After seven years of pent-up frustration, an impromptu party was ready to break out, and all the veteran kicker had to do was connect on a 20-yard field goal.
The snap was good, the hold perfect, but from the moment the ball was hit, it started slicing left, and Butler braced for the worst.
"I just remember holding my head and going, 'Oh, gosh,'" Butler said. "If I didn't make that, they might have carried me out of the stadium instead of the goalposts."
The ball doinked off the left upright and barely fluttered through -- but by a whisker or by a mile, it did not matter.
The Cardinals, after 13 consecutive losses to the vaunted Dallas Cowboys, had slayed the dragon with a 25-22 overtime victory in the 1997 regular-season home opener.
"It was a long time coming," said wide receiver Rob Moore, who played for the Cardinals from 1995 to 2001. "It was a team that in the past had done some really disrespectful things – little things like walking through our stretch lines before a game instead of walking around.

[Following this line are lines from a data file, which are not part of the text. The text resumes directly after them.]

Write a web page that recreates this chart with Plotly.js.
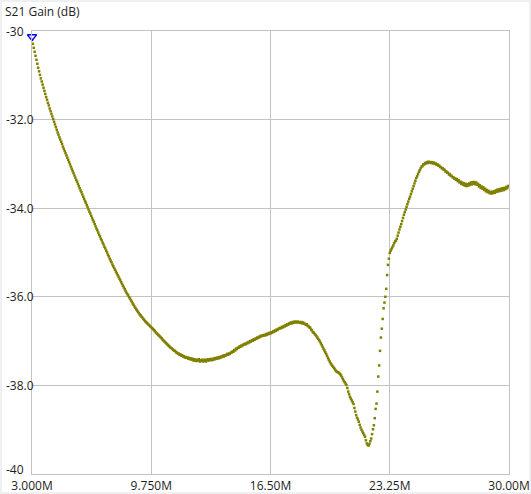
<!DOCTYPE html>
<html>
<head>
<meta charset="utf-8">
<script src="https://cdn.plot.ly/plotly-3.0.1.min.js"></script>
<style>
  html, body { margin: 0; padding: 0; background: #ffffff; }
  #wrap { position: relative; width: 531px; height: 494px; }
  #chart { width: 531px; height: 494px; }
  #frame { position: absolute; left: 0; top: 0; width: 531px; height: 494px;
           box-sizing: border-box; border: 2px solid #f0f0f0; pointer-events: none; }
</style>
</head>
<body>
<div id="wrap"><div id="chart"></div><div id="frame"></div></div>
<script>
// Sweep settings (MHz)
const FREQ_START_MHZ = 3.0;
const FREQ_STEP_MHZ = 0.05;

// S21 gain readings (dB), one row per MHz: k.00 ... k.95
const gainDb = [
  -30.20,-30.29,-30.38,-30.47,-30.56,-30.65,-30.74,-30.83,-30.91,-30.99,-31.07,-31.14,-31.21,-31.28,-31.35,-31.42,-31.49,-31.55,-31.62,-31.68,
  -31.75,-31.81,-31.87,-31.93,-31.99,-32.05,-32.11,-32.17,-32.23,-32.29,-32.34,-32.40,-32.45,-32.50,-32.55,-32.61,-32.66,-32.71,-32.76,-32.81,
  -32.86,-32.91,-32.96,-33.01,-33.06,-33.11,-33.16,-33.21,-33.26,-33.31,-33.36,-33.40,-33.45,-33.50,-33.55,-33.60,-33.64,-33.69,-33.74,-33.79,
  -33.84,-33.88,-33.93,-33.98,-34.03,-34.08,-34.12,-34.17,-34.22,-34.27,-34.31,-34.36,-34.41,-34.46,-34.50,-34.55,-34.60,-34.64,-34.69,-34.73,
  -34.78,-34.82,-34.87,-34.91,-34.96,-35.00,-35.05,-35.09,-35.14,-35.18,-35.22,-35.27,-35.31,-35.35,-35.39,-35.43,-35.47,-35.51,-35.55,-35.59,
  -35.63,-35.67,-35.71,-35.75,-35.79,-35.83,-35.87,-35.91,-35.94,-35.97,-36.01,-36.04,-36.08,-36.11,-36.15,-36.18,-36.22,-36.25,-36.28,-36.31,
  -36.34,-36.37,-36.40,-36.42,-36.45,-36.47,-36.50,-36.52,-36.55,-36.57,-36.59,-36.61,-36.63,-36.65,-36.67,-36.69,-36.71,-36.73,-36.75,-36.77,
  -36.80,-36.82,-36.84,-36.86,-36.88,-36.90,-36.92,-36.94,-36.97,-36.99,-37.01,-37.03,-37.05,-37.07,-37.09,-37.11,-37.13,-37.15,-37.16,-37.18,
  -37.20,-37.22,-37.22,-37.25,-37.26,-37.28,-37.28,-37.31,-37.30,-37.33,-37.32,-37.35,-37.34,-37.37,-37.36,-37.38,-37.37,-37.40,-37.38,-37.41,
  -37.39,-37.42,-37.40,-37.44,-37.41,-37.43,-37.45,-37.42,-37.44,-37.41,-37.46,-37.43,-37.45,-37.42,-37.46,-37.44,-37.42,-37.46,-37.43,-37.41,
  -37.44,-37.41,-37.43,-37.40,-37.43,-37.42,-37.39,-37.41,-37.38,-37.40,-37.37,-37.39,-37.36,-37.38,-37.35,-37.36,-37.33,-37.35,-37.32,-37.33,
  -37.31,-37.29,-37.31,-37.28,-37.29,-37.26,-37.26,-37.23,-37.24,-37.20,-37.21,-37.17,-37.18,-37.15,-37.15,-37.12,-37.13,-37.10,-37.11,-37.08,
  -37.08,-37.06,-37.07,-37.04,-37.05,-37.02,-37.03,-37.00,-37.01,-36.98,-36.99,-36.96,-36.97,-36.94,-36.95,-36.92,-36.93,-36.90,-36.91,-36.88,
  -36.89,-36.87,-36.88,-36.86,-36.87,-36.84,-36.86,-36.83,-36.84,-36.81,-36.83,-36.80,-36.81,-36.78,-36.79,-36.76,-36.77,-36.74,-36.75,-36.72,
  -36.72,-36.70,-36.71,-36.68,-36.69,-36.66,-36.67,-36.64,-36.65,-36.62,-36.63,-36.60,-36.61,-36.58,-36.60,-36.57,-36.59,-36.56,-36.58,-36.56,
  -36.58,-36.56,-36.58,-36.57,-36.59,-36.57,-36.60,-36.58,-36.61,-36.61,-36.63,-36.62,-36.66,-36.66,-36.69,-36.70,-36.74,-36.76,-36.80,-36.81,
  -36.84,-36.86,-36.89,-36.92,-36.95,-36.98,-37.01,-37.05,-37.09,-37.13,-37.17,-37.21,-37.25,-37.29,-37.33,-37.38,-37.42,-37.46,-37.50,-37.53,
  -37.56,-37.58,-37.61,-37.64,-37.67,-37.69,-37.70,-37.71,-37.73,-37.75,-37.78,-37.82,-37.86,-37.90,-37.93,-37.96,-37.99,-38.06,-38.14,-38.20,
  -38.26,-38.30,-38.34,-38.38,-38.42,-38.51,-38.59,-38.67,-38.73,-38.77,-38.82,-38.89,-38.95,-39.00,-39.04,-39.08,-39.12,-39.16,-39.24,-39.31,
  -39.34,-39.36,-39.32,-39.26,-39.20,-39.10,-38.99,-38.90,-38.74,-38.53,-38.41,-38.14,-37.80,-37.55,-37.22,-36.92,-36.72,-36.50,-36.26,-36.13,
  -36.00,-35.82,-35.51,-35.28,-35.14,-35.01,-34.96,-34.92,-34.88,-34.84,-34.79,-34.75,-34.73,-34.69,-34.62,-34.55,-34.48,-34.42,-34.36,-34.29,
  -34.22,-34.15,-34.09,-34.03,-33.97,-33.91,-33.85,-33.79,-33.74,-33.68,-33.62,-33.56,-33.50,-33.44,-33.38,-33.32,-33.28,-33.23,-33.18,-33.14,
  -33.10,-33.06,-33.05,-33.01,-33.01,-32.98,-32.99,-32.96,-32.98,-32.95,-32.97,-32.96,-32.98,-32.96,-32.99,-32.97,-33.00,-32.99,-33.02,-33.01,
  -33.04,-33.04,-33.07,-33.07,-33.10,-33.10,-33.13,-33.13,-33.17,-33.17,-33.20,-33.20,-33.24,-33.23,-33.27,-33.27,-33.30,-33.30,-33.33,-33.33,
  -33.36,-33.34,-33.39,-33.37,-33.42,-33.40,-33.45,-33.42,-33.47,-33.44,-33.49,-33.45,-33.50,-33.46,-33.49,-33.44,-33.47,-33.42,-33.46,-33.41,
  -33.45,-33.41,-33.46,-33.42,-33.47,-33.45,-33.51,-33.48,-33.54,-33.51,-33.56,-33.53,-33.59,-33.56,-33.62,-33.59,-33.64,-33.61,-33.66,-33.63,
  -33.67,-33.63,-33.66,-33.62,-33.65,-33.60,-33.63,-33.58,-33.62,-33.57,-33.61,-33.56,-33.60,-33.55,-33.59,-33.54,-33.57,-33.52,-33.55,-33.50,
  -33.50
];

// Axis ticks
const xTickVals = [3.0, 9.75, 16.5, 23.25, 30.0];
const xTickText = ['3.000M', '9.750M', '16.50M', '23.25M', '30.00M'];
const yTickVals = [-30, -32, -34, -36, -38, -40];
const yTickText = ['-30', '-32.0', '-34.0', '-36.0', '-38.0', '-40'];

const titleText = 'S21 Gain (dB)';

// Frequency grid of the sweep
const freqMHz = gainDb.map((_, i) => +(FREQ_START_MHZ + i * FREQ_STEP_MHZ).toFixed(2));

const GRID = '#c3c3c3';
const TEXT = '#1e1e1e';
const FONT = 'Open Sans, Noto Sans, sans-serif';

const traces = [
  {
    type: 'scatter', mode: 'markers',
    x: freqMHz, y: gainDb,
    marker: { symbol: 'square', size: 2.5, color: '#808000', line: { width: 0 } },
    hoverinfo: 'x+y'
  },
  {
    type: 'scatter', mode: 'markers',
    x: [freqMHz[0]], y: [gainDb[0] + 0.07],
    marker: { symbol: 'triangle-down-open', size: 8, color: '#0000ff', line: { width: 1.3, color: '#0000ff' } },
    cliponaxis: false,
    hoverinfo: 'skip'
  }
];

const yLabelAnn = yTickVals.map((v, i) => ({
  xref: 'paper', yref: 'y', x: -27 / 477, y: v,
  xanchor: 'left', yanchor: 'middle', showarrow: false, borderpad: 0,
  yshift: (i === yTickVals.length - 1) ? 5 : 0,
  text: yTickText[i], font: { family: FONT, size: 12, color: TEXT }
}));

const layout = {
  width: 531, height: 494,
  margin: { l: 32, r: 22, t: 31, b: 20, pad: 0 },
  paper_bgcolor: '#ffffff', plot_bgcolor: '#ffffff',
  showlegend: false,
  font: { family: FONT, size: 12, color: TEXT },
  title: {
    text: titleText, xref: 'container', yref: 'container',
    x: 5 / 531, xanchor: 'left', y: 1 - 12 / 494, yanchor: 'middle',
    font: { family: FONT, size: 12, color: TEXT }
  },
  xaxis: {
    range: [3, 30], tickmode: 'array', tickvals: xTickVals, ticktext: xTickText,
    showgrid: true, gridcolor: GRID, gridwidth: 1, zeroline: false,
    showline: true, linecolor: GRID, linewidth: 1, mirror: true,
    ticks: '', automargin: false, fixedrange: true, ticklabelstandoff: 1,
    tickfont: { family: FONT, size: 12, color: TEXT }
  },
  yaxis: {
    range: [-40, -30], tickmode: 'array', tickvals: yTickVals, ticktext: yTickText,
    showticklabels: false,
    showgrid: true, gridcolor: GRID, gridwidth: 1, zeroline: false,
    showline: true, linecolor: GRID, linewidth: 1, mirror: true,
    ticks: '', automargin: false, fixedrange: true
  },
  annotations: yLabelAnn
};

Plotly.newPlot('chart', traces, layout, { displayModeBar: false, staticPlot: true });
</script>
</body>
</html>
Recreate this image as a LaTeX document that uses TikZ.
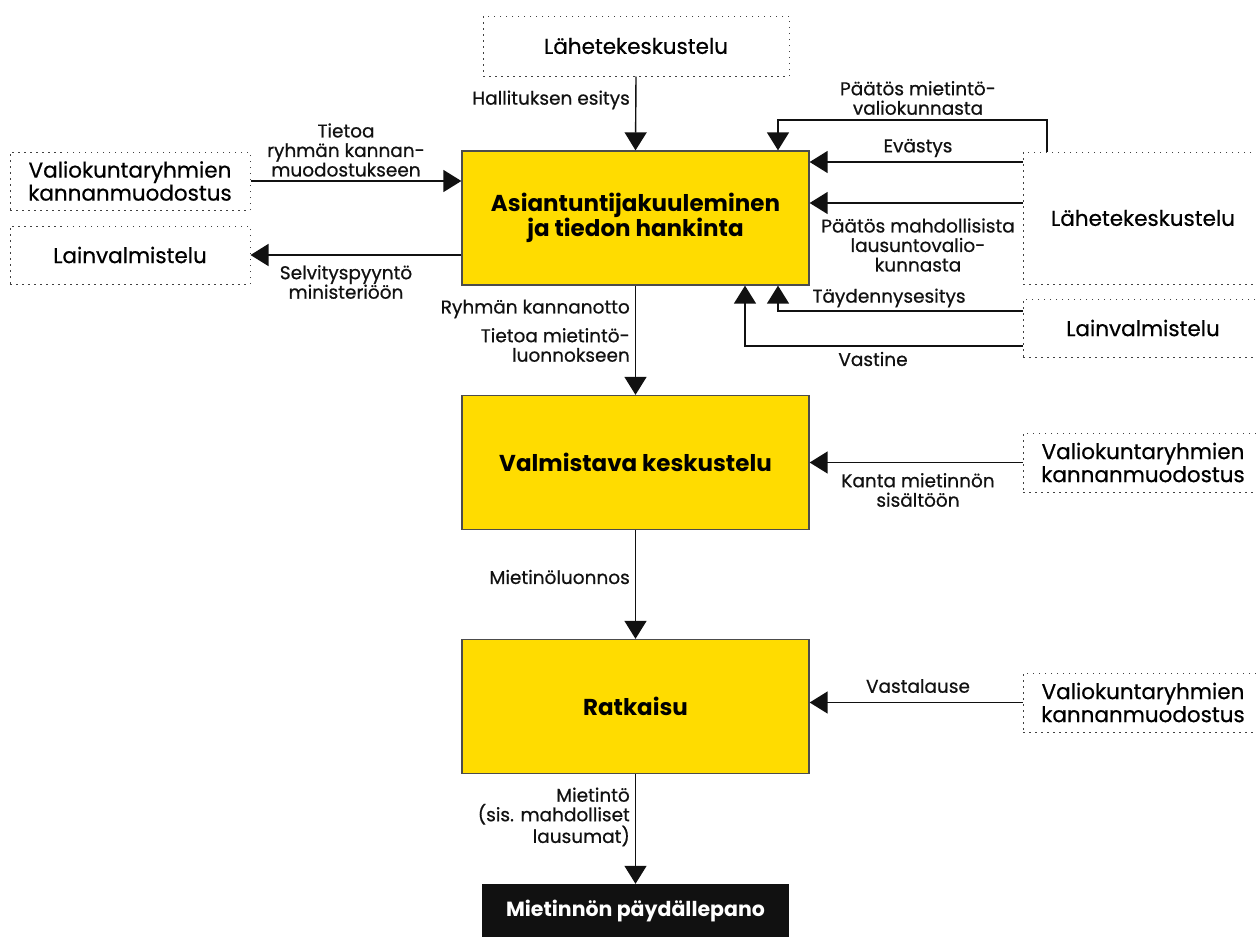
\documentclass[tikz,border=0pt]{standalone}
\usepackage{fontspec}
\setmainfont{Poppins}
\newfontfamily\medfont{Poppins}[FakeBold=0.6]
\usetikzlibrary{arrows.meta}
\definecolor{boxyellow}{HTML}{FFDC00}
\definecolor{ink}{HTML}{111111}
\begin{document}
\begin{tikzpicture}[x=1pt,y=-1pt,
  mainbox/.style={draw=ink!75, line width=1.3pt, fill=boxyellow,
    minimum width=347pt, minimum height=134pt, inner sep=0pt,
    align=center, font=\bfseries\fontsize{23}{25}\selectfont},
  sidebox/.style={draw=ink!80, line width=1pt, dash pattern=on 1.5pt off 4.5pt,
    minimum width=240pt, minimum height=58pt, inner sep=0pt,
    align=center, font=\medfont\fontsize{21.5}{23}\selectfont},
  endbox/.style={fill=ink, text=white, minimum width=307pt, minimum height=54pt,
    inner sep=0pt, font=\bfseries\fontsize{20.5}{22}\selectfont},
  lbl/.style={font=\medfont\fontsize{18.5}{19.5}\selectfont, align=center, inner sep=0pt, text=ink},
  rlbl/.style={lbl, align=right, anchor=east},
  arr/.style={-{Triangle[width=22pt,length=18pt]}, line width=1.4pt, draw=ink},
]
\useasboundingbox (0,0) rectangle (1256,937);

% main stages
\node[mainbox] (a1) at (635.5,218) {Asiantuntijakuuleminen\\ja tiedon hankinta};
\node[mainbox] (a2) at (635.5,462.5) {Valmistava keskustelu};
\node[mainbox] (a3) at (635.5,706.5) {Ratkaisu};
\node[endbox] (fin) at (635.5,911) {Mietinnön päydällepano};

% surrounding processes
\node[sidebox, minimum width=306pt, minimum height=60pt] (lahT) at (636,46) {Lähetekeskustelu};
\node[sidebox] (valL) at (130,181) {Valiokuntaryhmien\\kannanmuodostus};
\node[sidebox] (lainL) at (130,255) {Lainvalmistelu};
\node[sidebox, minimum height=132pt] (lahR) at (1143,218) {Lähetekeskustelu};
\node[sidebox] (lainR) at (1143,328) {Lainvalmistelu};
\node[sidebox, minimum height=59pt] (valR2) at (1143,462.5) {Valiokuntaryhmien\\kannanmuodostus};
\node[sidebox, minimum height=59pt] (valR3) at (1143,702.5) {Valiokuntaryhmien\\kannanmuodostus};

% routing helpers
\coordinate (xa) at (778,0);
\coordinate (xb) at (745,0);
\coordinate (xc) at (1047,0);
\coordinate (ya) at (0,120);
\coordinate (y1) at (0,162);
\coordinate (y2) at (0,203);
\coordinate (y3) at (0,311);
\coordinate (y4) at (0,346);

% connectors
\draw[arr] (lahT.south) -- (a1.north);
\draw[arr] (xc |- lahR.north) -- (xc |- ya) -| (xa |- a1.north);
\draw[arr] (lahR.west |- y1) -- (a1.east |- y1);
\draw[arr] (lahR.west |- y2) -- (a1.east |- y2);
\draw[arr] (lainR.west |- y3) -| (xa |- a1.south);
\draw[arr] (lainR.west |- y4) -| (xb |- a1.south);
\draw[arr] (valL.east) -- (a1.west |- valL.east);
\draw[arr] (a1.west |- lainL.east) -- (lainL.east);
\draw[arr] (a1.south) -- (a2.north);
\draw[arr] (valR2.west) -- (a2.east |- valR2.west);
\draw[arr] (a2.south) -- (a3.north);
\draw[arr] (valR3.west) -- (a3.east |- valR3.west);
\draw[arr] (a3.south) -- (fin.north);

% connector labels
\node[rlbl] (l1) at (630,100) {Hallituksen esitys};
\node[lbl] (l2) at (918,98) {Päätös mietintö-\\valiokunnasta};
\node[lbl] (l3) at (918,148) {Evästys};
\node[lbl] (l4) at (918,245) {Päätös mahdollisista\\lausuntovalio-\\kunnasta};
\node[lbl] (l5) at (889,298) {Täydennysesitys};
\node[lbl] (l6) at (873,359) {Vastine};
\node[lbl] (l7) at (346,150) {Tietoa\\ryhmän kannan-\\muodostukseen};
\node[lbl] (l8) at (346,282) {Selvityspyyntö\\ministeriöön};
\node[rlbl] (l9) at (630,309) {Ryhmän kannanotto};
\node[rlbl] (l10) at (630,345) {Tietoa mietintö-\\luonnokseen};
\node[lbl] (l11) at (918,490) {Kanta mietinnön\\sisältöön};
\node[rlbl] (l12) at (630,577) {Mietinöluonnos};
\node[lbl] (l13) at (918,686) {Vastalause};
\node[rlbl] (l14) at (630,817) {Mietintö\\(sis. mahdolliset\\lausumat)};
\end{tikzpicture}
\end{document}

All the little things like that kind of add up over the years, and we knew at that particular time that we were good enough to beat them. It was just a matter of us believing that and getting it done."
Unbeknownst to many, the last-second victory was only the start of the fun, as thousands of Cardinals fans streamed onto the field for a spontaneous celebration.
Some congratulated the players, while a more daring group of revelers climbed the goalposts, dislodged them from the ground and began an epic march to Mill Avenue.
"My brothers had bruises on their shoulders," said Jake Plummer, then a rookie quarterback for the Cardinals. "They were riding on the goalposts at one point. They were having a wild time."
In 1997, the Cardinals were wrapping up a decade in the desert, and it had mostly been futile. There were no winning seasons in that span, and the battle to change the allegiance of the locals was still being waged.
"A lot of people come to the Valley from other places, and they were still loyal to their home teams," said Larry Centers, the Cardinals' star fullback from 1990 to 1998. "And we, quite frankly, hadn't really given them a whole lot to root for."
The tepid support was never more obvious than the annual home game against the division rival Cowboys.
"Before the Cardinals came, they were the only game in town," said Vince Tobin, the Cardinals' head coach from 1996 through 2000. "When you played them, you had probably 80 percent Cowboy fans in the stands and 20 percent Cardinal fans. I used to always say that the fans had to fight as hard in the stands as we did on the field to get a victory."
The Cardinals lost their opener in 1997, and the Cowboys won theirs by 30. Dallas had won five NFC East titles and three championships that decade, and the team still had Troy Aikman, Michael Irvin, Emmitt Smith and Deion Sanders on its roster.
Needless to say, hopes weren't particularly high that the Cardinals' home opener was going to have a much different outcome than any of the previous clashes.
"They were the big brothers, and we were the little brothers," said Frank Sanders, a standout Cardinals wide receiver from 1995 through 2002. "They had all the names and all the swag."